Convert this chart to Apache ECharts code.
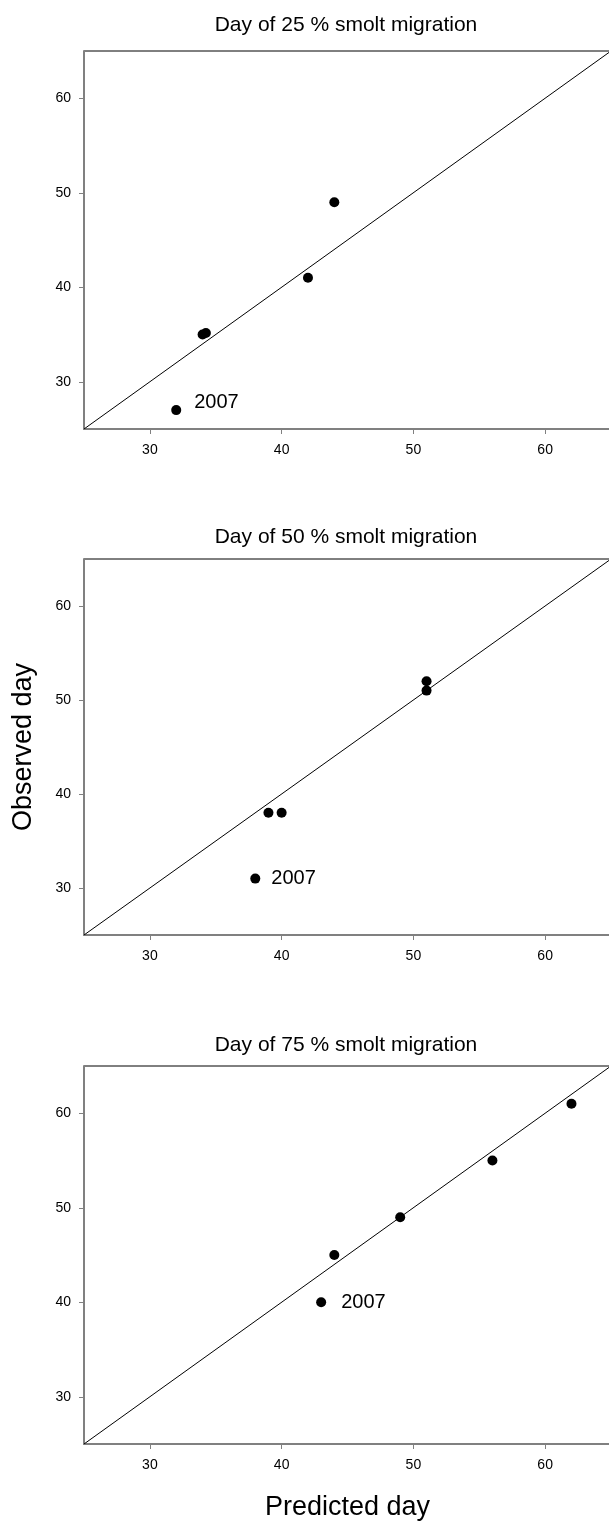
<!DOCTYPE html>
<html>
<head>
<meta charset="utf-8">
<script src="https://cdn.jsdelivr.net/npm/echarts@6/dist/echarts.min.js"></script>
<style>
  html, body { margin: 0; padding: 0; background: #fff; }
  #chart { width: 609px; height: 1524px; }
</style>
</head>
<body>
<div id="chart"></div>
<script>
// panel titles
var titles = ['Day of 25 % smolt migration', 'Day of 50 % smolt migration', 'Day of 75 % smolt migration'];

// predicted (x) and observed (y) day, first point of each panel is 2007
var predicted25 = [32, 34, 34.25, 42, 44];
var observed25  = [27, 35, 35.15, 41, 49];
var predicted50 = [38, 39, 40, 51, 51];
var observed50  = [31, 38, 38, 51, 52];
var predicted75 = [43, 44, 49, 56, 62];
var observed75  = [40, 45, 49, 55, 61];
var yearLabel = '2007';

// axes
var axisMin = 25, axisMax = 65;
var tickValues = [30, 40, 50, 60];
var lineEnds = [25, 65];

var predicted = [predicted25, predicted50, predicted75];
var observed = [observed25, observed50, observed75];

var font = '"Liberation Sans", Arial, sans-serif';
var gridTops = [51, 559, 1066];
var gridHeights = [378, 376, 378];
var titleTops = [10, 522, 1030];
var labelOffsets = [[3, -8], [1, 0], [5, 0]];

var grids = [], xAxes = [], yAxes = [], series = [], titleList = [];

for (var i = 0; i < 3; i++) {
    grids.push({
        left: 84, top: gridTops[i], width: 527, height: gridHeights[i],
        outerBoundsMode: 'none', containLabel: false,
        show: true, borderColor: '#000', borderWidth: 1, backgroundColor: 'transparent'
    });
    titleList.push({
        text: titles[i], left: 341, top: titleTops[i], textAlign: 'center',
        textStyle: { fontFamily: font, fontSize: 21, fontWeight: 'normal', color: '#000' }
    });
    var axisCommon = {
        type: 'value', gridIndex: i, min: axisMin, max: axisMax,
        splitLine: { show: false },
        axisLine: { show: true, lineStyle: { color: '#808080', width: 2 } },
        axisTick: { show: true, length: 5, lineStyle: { color: '#808080', width: 1 }, customValues: tickValues },
        axisLabel: { fontFamily: font, fontSize: 14, color: '#000', customValues: tickValues }
    };
    var xa = Object.assign({}, axisCommon, {
        axisLabel: Object.assign({}, axisCommon.axisLabel, { margin: 14 })
    });
    var ya = Object.assign({}, axisCommon, {
        axisLabel: Object.assign({}, axisCommon.axisLabel, { margin: 13 })
    });
    if (i === 2) {
        xa.name = 'Predicted day';
        xa.nameLocation = 'middle';
        xa.nameGap = 50;
        xa.nameTextStyle = { fontFamily: font, fontSize: 27, color: '#000' };
    }
    if (i === 1) {
        ya.name = 'Observed day';
        ya.nameLocation = 'middle';
        ya.nameGap = 47;
        ya.nameTextStyle = { fontFamily: font, fontSize: 27, color: '#000' };
    }
    xAxes.push(xa);
    yAxes.push(ya);

    // 1:1 line
    series.push({
        type: 'line', xAxisIndex: i, yAxisIndex: i,
        data: [[lineEnds[0], lineEnds[0]], [lineEnds[1], lineEnds[1]]],
        symbol: 'none', silent: true,
        lineStyle: { color: '#000', width: 1 }
    });

    var pts = [];
    for (var k = 0; k < predicted[i].length; k++) {
        var p = { value: [predicted[i][k], observed[i][k]] };
        if (k === 0) {
            p.label = {
                show: true, position: 'right', distance: 10,
                offset: labelOffsets[i],
                formatter: yearLabel,
                fontFamily: font, fontSize: 20, color: '#000', opacity: 1
            };
        }
        pts.push(p);
    }
    series.push({
        type: 'scatter', xAxisIndex: i, yAxisIndex: i,
        symbol: 'circle', symbolSize: 10,
        itemStyle: { color: '#000', opacity: 1 },
        data: pts
    });
}

var chart = echarts.init(document.getElementById('chart'));
chart.setOption({
    animation: false,
    backgroundColor: '#fff',
    title: titleList,
    grid: grids,
    xAxis: xAxes,
    yAxis: yAxes,
    series: series
});
</script>
</body>
</html>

= = = = = = =

◆ What is required
Quote each line of the listing exactly, but leave the pictures out.

◆ Completed task
Convert this chart to Apache ECharts code.
<!DOCTYPE html>
<html>
<head>
<meta charset="utf-8">
<script src="https://cdn.jsdelivr.net/npm/echarts@6/dist/echarts.min.js"></script>
<style>
  html, body { margin: 0; padding: 0; background: #fff; }
  #chart { width: 609px; height: 1524px; }
</style>
</head>
<body>
<div id="chart"></div>
<script>
// panel titles
var titles = ['Day of 25 % smolt migration', 'Day of 50 % smolt migration', 'Day of 75 % smolt migration'];

// predicted (x) and observed (y) day, first point of each panel is 2007
var predicted25 = [32, 34, 34.25, 42, 44];
var observed25  = [27, 35, 35.15, 41, 49];
var predicted50 = [38, 39, 40, 51, 51];
var observed50  = [31, 38, 38, 51, 52];
var predicted75 = [43, 44, 49, 56, 62];
var observed75  = [40, 45, 49, 55, 61];
var yearLabel = '2007';

// axes
var axisMin = 25, axisMax = 65;
var tickValues = [30, 40, 50, 60];
var lineEnds = [25, 65];

var predicted = [predicted25, predicted50, predicted75];
var observed = [observed25, observed50, observed75];

var font = '"Liberation Sans", Arial, sans-serif';
var gridTops = [51, 559, 1066];
var gridHeights = [378, 376, 378];
var titleTops = [10, 522, 1030];
var labelOffsets = [[3, -8], [1, 0], [5, 0]];

var grids = [], xAxes = [], yAxes = [], series = [], titleList = [];

for (var i = 0; i < 3; i++) {
    grids.push({
        left: 84, top: gridTops[i], width: 527, height: gridHeights[i],
        outerBoundsMode: 'none', containLabel: false,
        show: true, borderColor: '#000', borderWidth: 1, backgroundColor: 'transparent'
    });
    titleList.push({
        text: titles[i], left: 341, top: titleTops[i], textAlign: 'center',
        textStyle: { fontFamily: font, fontSize: 21, fontWeight: 'normal', color: '#000' }
    });
    var axisCommon = {
        type: 'value', gridIndex: i, min: axisMin, max: axisMax,
        splitLine: { show: false },
        axisLine: { show: true, lineStyle: { color: '#808080', width: 2 } },
        axisTick: { show: true, length: 5, lineStyle: { color: '#808080', width: 1 }, customValues: tickValues },
        axisLabel: { fontFamily: font, fontSize: 14, color: '#000', customValues: tickValues }
    };
    var xa = Object.assign({}, axisCommon, {
        axisLabel: Object.assign({}, axisCommon.axisLabel, { margin: 14 })
    });
    var ya = Object.assign({}, axisCommon, {
        axisLabel: Object.assign({}, axisCommon.axisLabel, { margin: 13 })
    });
    if (i === 2) {
        xa.name = 'Predicted day';
        xa.nameLocation = 'middle';
        xa.nameGap = 50;
        xa.nameTextStyle = { fontFamily: font, fontSize: 27, color: '#000' };
    }
    if (i === 1) {
        ya.name = 'Observed day';
        ya.nameLocation = 'middle';
        ya.nameGap = 47;
        ya.nameTextStyle = { fontFamily: font, fontSize: 27, color: '#000' };
    }
    xAxes.push(xa);
    yAxes.push(ya);

    // 1:1 line
    series.push({
        type: 'line', xAxisIndex: i, yAxisIndex: i,
        data: [[lineEnds[0], lineEnds[0]], [lineEnds[1], lineEnds[1]]],
        symbol: 'none', silent: true,
        lineStyle: { color: '#000', width: 1 }
    });

    var pts = [];
    for (var k = 0; k < predicted[i].length; k++) {
        var p = { value: [predicted[i][k], observed[i][k]] };
        if (k === 0) {
            p.label = {
                show: true, position: 'right', distance: 10,
                offset: labelOffsets[i],
                formatter: yearLabel,
                fontFamily: font, fontSize: 20, color: '#000', opacity: 1
            };
        }
        pts.push(p);
    }
    series.push({
        type: 'scatter', xAxisIndex: i, yAxisIndex: i,
        symbol: 'circle', symbolSize: 10,
        itemStyle: { color: '#000', opacity: 1 },
        data: pts
    });
}

var chart = echarts.init(document.getElementById('chart'));
chart.setOption({
    animation: false,
    backgroundColor: '#fff',
    title: titleList,
    grid: grids,
    xAxis: xAxes,
    yAxis: yAxes,
    series: series
});
</script>
</body>
</html>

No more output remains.